It took only a moment, a flash of time almost too small to notice or calculate. And yet in that blink of an eye, my life and the precious life of my grandson, nearly ended. It was my fault that Conner Jack would experience his first, and God willing, only car crash. The mental video has played over and over in my mind for several days now and my sleep has been interrupted with the nightmare that, by God’s grace, never unfolded. How could I have lived had Conner been injured or killed by my pulling out in front of an oncoming pickup truck? Had the young driver not been alert and manage to swerve and brake quick enough, the result could have been tragic. His fast reaction resulted in two damaged vehicles but no injuries.
There are so many times in life when seconds and inches mean the difference between life or death. Had our two vehicles arrived even one second sooner, the impact would have been squarely on Conner’s door and the result unthinkable. Instead the impact happened just beyond the place Conner sat in his car seat. Was it luck or was it something more?
God’s grace is profound. The very idea of undeserved forgiveness is life changing. Knowing that scripture declares nothing can tear us away from that grace, that God has cast our sins as far as the east is to the west, washed whiter than snow, forgotten and remembered no more, is so hard to believe that many refuse to accept such mercy. We must earn it, they suggest. We must be good, do good, please God in some way in order to be accepted. It all sounds good but it’s not true. We are incapable of goodness, at least the level of good that God could accept. We are simply helpless. And that is the only way I can find peace in understanding the driving mistake that nearly took my life and my grandsons. I was helpless. I made the mistake of turning in front of an oncoming truck and all I could do was brace for the impact. In that horrific moment, grace found us. On a narrow two lane highway in the county countryside, we were given life, love, forgiveness and grace. God found us helpless and we found God.

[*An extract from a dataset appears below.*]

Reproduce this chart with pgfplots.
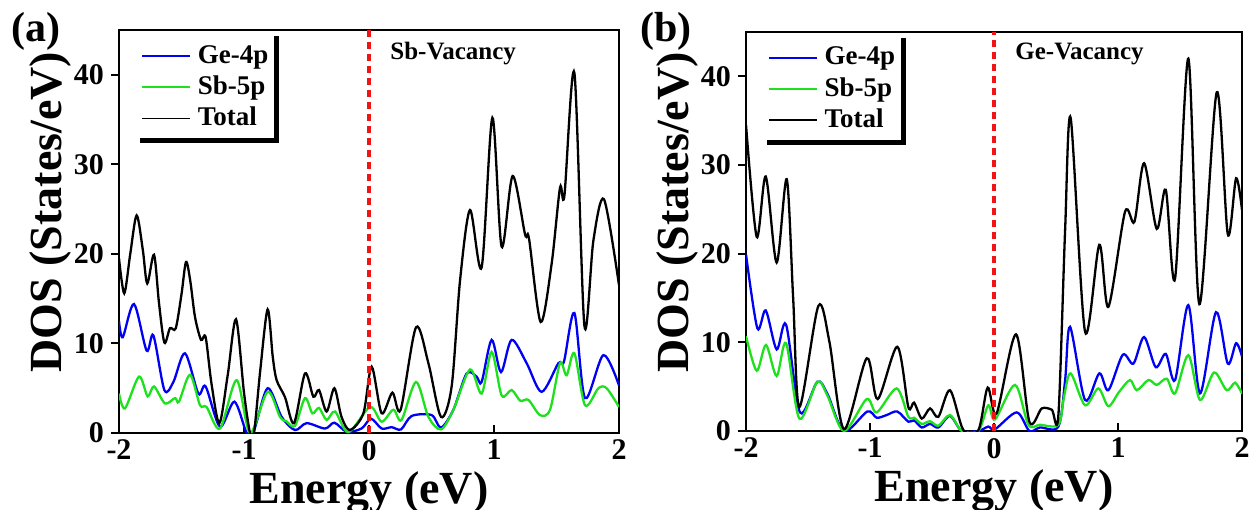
\documentclass[border=0pt]{standalone}
\usepackage{fontspec}
\setmainfont{Liberation Serif}
\usepackage{pgfplots}
\pgfplotsset{compat=1.18}

\definecolor{dosblue}{RGB}{0,0,245}
\definecolor{dosgreen}{RGB}{30,225,30}
\definecolor{fermired}{RGB}{240,20,20}

\pgfplotsset{
  dosaxis/.style={
    scale only axis,
    xmin=-2, xmax=2, ymin=0, ymax=45,
    xtick={-2,-1,0,1,2}, xticklabels={-2,-1,0,1,2},
    ytick={0,10,20,30,40}, yticklabels={0,10,20,30,40},
    tick pos=left, xtick align=inside, ytick align=outside,
    major tick length=4bp,
    tick style={line width=1bp, black},
    axis line style={line width=1.2bp},
    ticklabel style={font=\fontsize{15bp}{15bp}\selectfont\bfseries},
    label style={font=\fontsize{23bp}{23bp}\selectfont\bfseries},
    xlabel={Energy (eV)},
    ylabel={DOS (States/eV)},
    xlabel style={at={(axis description cs:0.5,-0.176)}, anchor=base},
    ylabel style={at={(axis description cs:-0.138,0.548)}, anchor=center},
    legend cell align=left,
    legend image code/.code={\draw[##1, line width=0.9bp] (0bp,0bp) -- (24bp,0bp);},
    legend style={at={(axis description cs:0.036,0.985)}, anchor=north west,
      draw=none, fill=white, inner xsep=2bp, inner ysep=2.5bp, row sep=1bp,
      font=\fontsize{13.5bp}{13.5bp}\selectfont\bfseries,
      nodes={inner sep=0.8bp, text height=10bp, text depth=3bp},
      /tikz/every odd column/.append style={column sep=2.5bp}},
    every axis plot/.append style={smooth, tension=0.5, line width=1.15bp, no markers},
  }
}

\begin{document}
\begin{tikzpicture}[x=0.5bp, y=-0.5bp]
\useasboundingbox (0,0) rectangle (1251,510);

% (a) Sb vacancy
\begin{axis}[dosaxis, at={(59.5bp,-216.5bp)}, anchor=south west, width=250bp, height=201.5bp,
  legend style={name=legA}]
\addplot[dosblue] coordinates {
(-2.0,12.5) (-1.97,10.7) (-1.88,14.4) (-1.779,9.2) (-1.725,10.9) (-1.637,4.8)
(-1.565,5.7) (-1.472,8.9) (-1.365,4.4) (-1.307,5.2) (-1.192,0.7) (-1.077,3.5)
(-0.978,0.0) (-0.92,0.3) (-0.811,5.0) (-0.699,1.8) (-0.592,0.33) (-0.499,1.1)
(-0.352,0.5) (-0.277,1.15) (-0.179,0.15) (-0.06,0.5) (0.016,1.6) (0.101,0.5)
(0.181,0.65) (0.256,0.4) (0.341,1.9) (0.501,2.0) (0.576,0.6) (0.675,2.6)
(0.781,6.65) (0.86,6.3) (0.901,5.7) (0.981,10.4) (1.056,6.8) (1.141,10.4)
(1.261,7.8) (1.381,4.6) (1.515,7.8) (1.56,8.0) (1.643,13.4) (1.728,3.9)
(1.875,8.7) (2.0,5.3)};
\addlegendentry{Ge-4p}
\addplot[dosgreen] coordinates {
(-2.0,4.4) (-1.952,2.75) (-1.84,6.3) (-1.771,4.1) (-1.72,5.2) (-1.632,3.3)
(-1.552,3.9) (-1.52,3.5) (-1.432,6.5) (-1.352,3.1) (-1.299,2.9) (-1.192,0.5)
(-1.059,5.9) (-0.952,0.0) (-0.811,4.6) (-0.712,1.8) (-0.66,1.3) (-0.592,0.8)
(-0.512,3.9) (-0.453,2.2) (-0.4,2.8) (-0.339,1.45) (-0.272,2.4) (-0.165,0.1)
(0.008,2.9) (0.101,1.26) (0.195,2.6) (0.26,1.45) (0.376,5.7) (0.475,1.8)
(0.576,0.4) (0.675,2.6) (0.808,7.1) (0.901,4.4) (0.981,9.05) (1.061,4.2)
(1.141,4.8) (1.21,3.6) (1.275,3.7) (1.368,2.0) (1.448,2.6) (1.528,7.8)
(1.581,6.45) (1.643,8.9) (1.728,3.1) (1.835,5.0) (1.901,5.0) (2.0,2.9)};
\addlegendentry{Sb-5p}
\addplot[black] coordinates {
(-2.00,19.5) (-1.958,15.6) (-1.91,20) (-1.859,24.3) (-1.81,20.5) (-1.774,16.7)
(-1.72,19.9) (-1.68,14.5) (-1.637,10.1) (-1.592,11.7) (-1.546,11.7) (-1.50,15.5)
(-1.464,19.1) (-1.43,17) (-1.392,12.95) (-1.344,10.4) (-1.307,10.7) (-1.26,5.5)
(-1.197,1.1) (-1.13,6.5) (-1.064,12.7) (-1.00,4.5) (-0.952,0.0) (-0.92,0.0)
(-0.87,7) (-0.811,13.8) (-0.77,8.5) (-0.739,5.9) (-0.672,4.0) (-0.6,1.1)
(-0.512,6.65) (-0.445,4.05) (-0.4,4.8) (-0.339,2.4) (-0.277,5.0) (-0.22,1.8)
(-0.152,0.33) (-0.045,2.2) (0.021,7.4) (0.101,2.2) (0.187,4.5) (0.253,2.6)
(0.376,11.8) (0.475,7.8) (0.576,1.8) (0.661,5.2) (0.728,17.0) (0.808,24.9)
(0.901,18.5) (0.987,35.2) (1.061,20.8) (1.149,28.7) (1.248,22.2) (1.28,21.7)
(1.373,12.4) (1.461,18.9) (1.528,27.4) (1.563,26.5) (1.643,40.2) (1.723,12.0)
(1.795,21.5) (1.88,26.1) (2.0,16.5)};
\addlegendentry{Total}
\draw[fermired, line width=2bp, dash pattern=on 3.5bp off 2.5bp] (axis cs:0,0) -- (axis cs:0,45);
\end{axis}

% (b) Ge vacancy
\begin{axis}[dosaxis, at={(373bp,-215.5bp)}, anchor=south west, width=248bp, height=199.5bp,
  legend style={name=legB}]
\addplot[dosblue] coordinates {
(-2.0,19.9) (-1.909,11.6) (-1.841,13.6) (-1.753,9.2) (-1.677,12.0) (-1.565,2.1)
(-1.425,5.55) (-1.344,4.2) (-1.21,0.0) (-1.022,2.2) (-0.946,1.5) (-0.866,1.8)
(-0.78,2.2) (-0.691,1.05) (-0.645,1.2) (-0.583,0.4) (-0.516,0.8) (-0.449,0.4)
(-0.355,1.7) (-0.26,0.0) (-0.126,0.0) (-0.046,0.5) (0.008,0.2) (0.183,2.1)
(0.285,0.0) (0.37,0.4) (0.519,0.5) (0.573,5.7) (0.613,11.75) (0.734,3.5)
(0.849,6.5) (0.922,4.6) (1.038,8.6) (1.124,7.6) (1.21,10.6) (1.304,7.2)
(1.385,8.7) (1.46,5.75) (1.567,14.2) (1.661,4.25) (1.79,13.4) (1.885,7.6)
(1.952,9.9) (2.0,8.4)};
\addlegendentry{Ge-4p}
\addplot[dosgreen] coordinates {
(-2.0,10.7) (-1.914,6.8) (-1.839,9.7) (-1.753,6.2) (-1.677,9.9) (-1.57,1.4)
(-1.425,5.55) (-1.344,4.0) (-1.21,0.0) (-1.027,3.6) (-0.946,2.1) (-0.785,4.8)
(-0.691,1.6) (-0.645,1.5) (-0.583,0.8) (-0.516,1.1) (-0.449,0.6) (-0.355,1.8)
(-0.26,0.0) (-0.126,0.0) (-0.046,2.9) (0.008,1.3) (0.169,5.2) (0.277,0.7)
(0.37,0.7) (0.519,0.7) (0.565,3.9) (0.618,6.5) (0.734,2.9) (0.841,4.8)
(0.922,2.8) (1.008,4.4) (1.097,5.75) (1.151,4.6) (1.245,5.75) (1.312,5.2)
(1.393,5.9) (1.46,4.25) (1.567,8.55) (1.661,3.5) (1.774,6.6) (1.876,4.6)
(1.944,5.45) (2.0,4.2)};
\addlegendentry{Sb-5p}
\addplot[black] coordinates {
(-2.0,34.5) (-1.914,21.9) (-1.841,28.7) (-1.753,19.0) (-1.672,28.4) (-1.62,15)
(-1.57,2.7) (-1.417,14.1) (-1.328,10.1) (-1.21,0.2) (-1.027,8.2) (-0.938,3.6)
(-0.78,9.5) (-0.691,2.7) (-0.645,3.2) (-0.583,1.4) (-0.516,2.55) (-0.449,1.6)
(-0.355,4.6) (-0.247,0.1) (-0.126,0.1) (-0.051,4.9) (0.021,2.0) (0.177,10.9)
(0.285,1.05) (0.385,2.55) (0.466,2.4) (0.519,1.8) (0.573,22.6) (0.618,35.3)
(0.734,11.2) (0.849,21.0) (0.922,14.0) (1.056,24.7) (1.132,23.6) (1.21,30.2)
(1.312,22.8) (1.385,27.2) (1.46,17.2) (1.567,42.0) (1.656,14.3) (1.796,38.2)
(1.885,22.2) (1.952,28.5) (2.0,24.9)};
\addlegendentry{Total}
\draw[fermired, line width=2bp, dash pattern=on 3.5bp off 2.5bp] (axis cs:0,0) -- (axis cs:0,45);
\end{axis}

% shadow frame of the legends (right and bottom edges)
\foreach \L in {legA,legB}{
  \draw[line width=2.5bp, miter limit=4]
    ([xshift=1.25bp]\L.north east) -- ([xshift=1.25bp,yshift=-1.25bp]\L.south east)
    -- ([xshift=1.5bp,yshift=-1.25bp]\L.south west);
}

\node[anchor=base west, inner sep=0pt, font=\fontsize{12.5bp}{12.5bp}\selectfont\bfseries] at (390,60) {Sb-Vacancy};
\node[anchor=base west, inner sep=0pt, font=\fontsize{12.5bp}{12.5bp}\selectfont\bfseries] at (1015,60) {Ge-Vacancy};
\node[font=\fontsize{21bp}{21bp}\selectfont\bfseries] at (36,31) {(a)};
\node[font=\fontsize{21bp}{21bp}\selectfont\bfseries] at (666,31) {(b)};
\end{tikzpicture}
\end{document}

There are seconds in life that change us, that teach us by revealing to us a God who may seem hidden for much of our days and nights. We are so consumed with our problems and the mundane thoughts about our lives that we forget we are living. Conner and I are alive for reasons I don’t understand and though the horrific images and booming sound of our car wreck replays over and over in my thoughts, I can accept it now as a blessing, even thankful for the experience. As if God slapped me across the face to wake up and embrace life, embrace family, friends, even the very problems I am so consumed with. He has my attention.
After a sleepless first night following the accident, I went to see Conner. I prayed that there would be no lingering effects upon him. When I came through the door he was playing with his little brother, Thomas. He was laughing, running around like the little boy I knew him to be, the accident the farthest thing from his mind. Upon seeing me, he ran and gave me a hug. I squeezed him tight like I’ve done hundreds of times before. But this hug felt different. This hug was undeserved, perhaps unlikely to have happened considering what we had lived through. God had given Conner and I one more embrace and a long lifetime ahead to thank Him for it.